PASTA PRIMAVERA 
1/4 lb. fresh asparagus spears, diagonally sliced into 1" pieces
1/2 c. broccoli flowerets
1/2 c. fresh snow pea pods, trimmed & diagonally sliced into 1" pieces
1/2 c. sliced yellow squash
1/2 c. sliced zucchini
Vegetable cooking spray
1/4 lb. fresh mushrooms, sliced
1 clove garlic, minced
1 tbsp. chopped fresh chives
1 tbsp. water
2 tbsp.
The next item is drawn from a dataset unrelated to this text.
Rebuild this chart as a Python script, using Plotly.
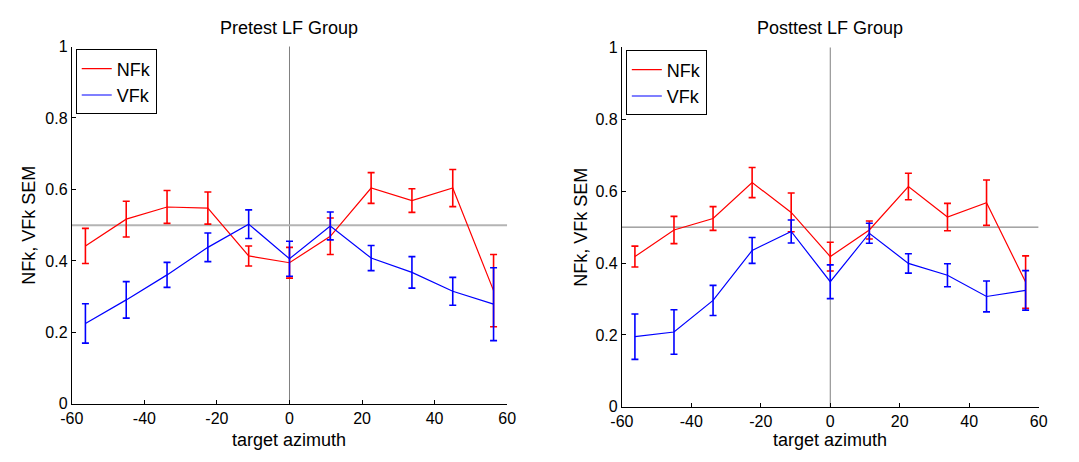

Chablis
1/4 tsp. chicken flavored bouillon granules
3/4 c. milk
1 tbsp. all-purpose flour
1/4 c. plus tbsp. grated Parmesan cheese, divided
1 tbsp. chopped fresh parsley
1 1/2 tsp. fresh basil
1/8 tsp. salt
1/8 tsp. pepper

Arrange asparagus spears, broccoli flowerets, snow peas, yellow squash and zucchini in a vegetable steamer over boiling water. Cover and steam 15-20 minutes or until vegetables are crisp tender. Set aside.

Coat a large nonstick skillet with cooking spray; place over medium-high heat until hot. Add mushrooms and garlic; saute 5 minutes or until mushrooms are tender. Add reserved vegetables, chives and 1 tablespoon water; reduce heat and simmer, uncovered 5 minutes. Set vegetable mixture aside. Cook linguine according to package directions, omitting salt and fat. Drain and set aside.

Combine 1/4 cup hot water, wine and bouillon granulated in a small saucepan. Bring mixture to boil. Cook until mixture is reduced to 2 tablespoons. Combine milk and flour in a small bowl; stir well. Gradually add flour mixture to wine mixture, stirring constantly. Cook over medium heat, stirring constantly, 5 minutes or until thickened and bubbly. Pour sauce over linguine and toss gently. Add 1/4 cup Parmesan cheese, chopped parsley, chopped basil, salt and pepper; toss gently.

Transfer linguine mixture to a large serving platter and top with reserved vegetable mixture; sprinkle with remaining 1 tablespoon cheese. (Very light - 162 calories per 1 cup serving, 2.5 g fat.)